At each Mass, we give the Father simple bread and wine, he takes it, transforms it and gives it back to us as the body and blood of his only son… Well, when we go into that room and humbly confess our sins with true sorrow, he transforms our lives just like he did that of St. Peter…


The same Peter who said, depart from me for I am a sinner is the same Peter that said You are the Christ… the same Peter who denied Christ 3x is the same Peter who was asked by Christ 3x “Do you love me”


Peter chose to allow the grace of Christ to transform his life… Judas did not! What will you choose?


5 thoughts on “Good Friday Homily…

  1. WOW
    I was sitting in mass last night wondering if I could get a copy of this phenomenal homily
    Thanks Fr Jay! You read my mind

  2. great homily, Fr.

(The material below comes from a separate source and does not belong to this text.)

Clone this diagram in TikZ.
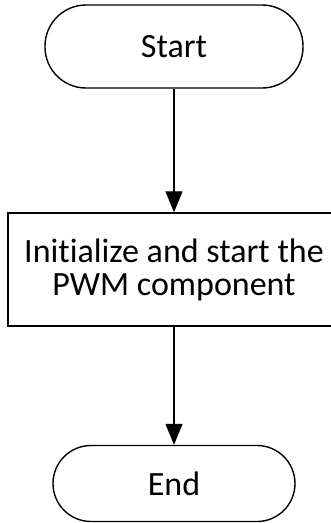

Jay. God Bless you!

  3. Thanks Fr. Jay

    It seems Peter’s “happy fault” was the very thing that sealed his faith. In Luke’s Gospel Jesus says “But I have prayed for thee, that thy faith may not fail; and do thou, when once thou has turned again, strengthen thy brethren” (Lk 22: 32-33). Of course at the time, Peter responded that he was ready to go both to prison and death… humiliation can be good medicine for faith.

    But for Judas, whose faith seemed “pragmatic” (always watching after the purse, being indignant about the waste of ointment, etc.) his “fault” was the unhappy thing that sealed his fate.

  4. ‘Pray that you are not put to the test.’ … words from Jesus that should shake us to our bones and bring us to be more fervent in our faith. Great homily for a Good Friday service Father Jay!
    Blessed be God forever!

  5. Great homily. Peter’s denial is often over shadowed by Judas betrayal. Their response, as with our sin, ultimately changes the path of their lives. Thank you for posting to your blog!